The Working Party “concludes that onward transfers of EU personal data are insufficiently framed, especially regarding their scope, the limitation of their purpose and the guarantees applying to transfers to data processors (Agents).”
EU Individuals’ Right of Redress
The Working Party has concerns that, in practice, the new redress mechanism may prove to be too complex and difficult to use for EU individuals. In order to ensure effectiveness, the Working Party recommended that the Privacy Shield allow for EU data protection authorities to represent EU individuals (the data subjects) and act on their behalf or to act as an intermediary. “Alternatively, [the Privacy Shield] should contain specific jurisdiction clauses entitling data subjects to exercise their rights in Europe.

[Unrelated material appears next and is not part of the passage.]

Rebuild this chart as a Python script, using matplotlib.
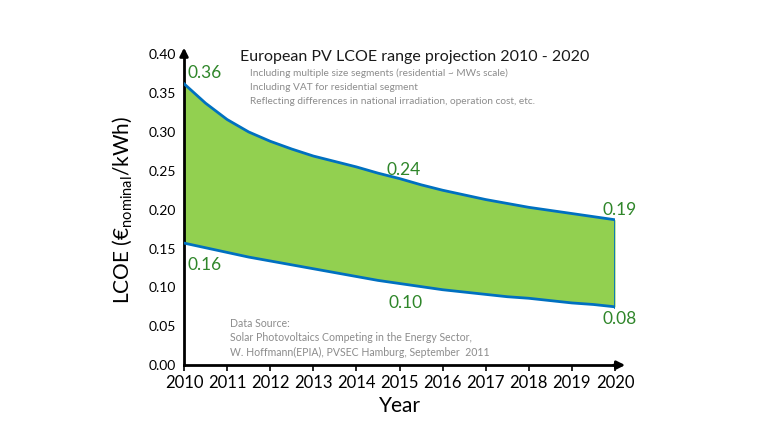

Other concerns and requests for clarification relate to the processing of HR and pharmaceutical data and how the Privacy Shield Principles are to be applied to data processors (Agents).
National Security Guarantees of the Privacy Shield
The Working Party had the two following major concerns with respect to national security guarantees:
- Massive and indiscriminate collection of personal data originating from the EU is not fully excluded by the U.S. authorities.
- The establishment of the Ombudsman as a new redress mechanism is welcomed. However, the powers and position of the Ombudsperson have not been fully defined, and the Working Party “is concerned that this new institution is not sufficiently independent and is not vested with adequate powers to effectively exercise its duty and does not guarantee a satisfactory remedy in case of disagreement.”
Conclusion and Recommendations
In light of the concerns expressed by the Working Party and its requests for clarification, the Working Party urged the European Commission to resolve these concerns, identify appropriate solutions to improve its draft adequacy decision, and ensure the protection offered by the Privacy Shield is indeed essentially equivalent to that offered by European data protection laws. To that end, the Working Party recommends, in particular, (1) to introduce a glossary of terms in the Privacy Shield F.A.Q., with definitions agreed upon by the EU and the U.S., and (2) to review the Privacy Shield shortly after the EU General Data Protection Regulation (“GDPR”) becomes effective to ensure that the higher level of data protection brought by the GDPR is reflected in the Privacy Shield. Finally, with respect to the annual joint review of the Privacy Shield, the Working Party recommended that the modalities of those joint reviews be agreed in advance of the first review.
The Opinion of the Working Party is non-binding and the European Commission could still proceed to finalize the adequacy determination. In this respect, the European Commission still needs to consult a committee composed of representatives of the EU Member States before issuing its final decision. In the meantime, the Chairwoman of the Working Party confirmed that data transfers to the U.S. may still take place under the existing data transfer mechanisms, EU Model Clauses or Binding Corporate Rules.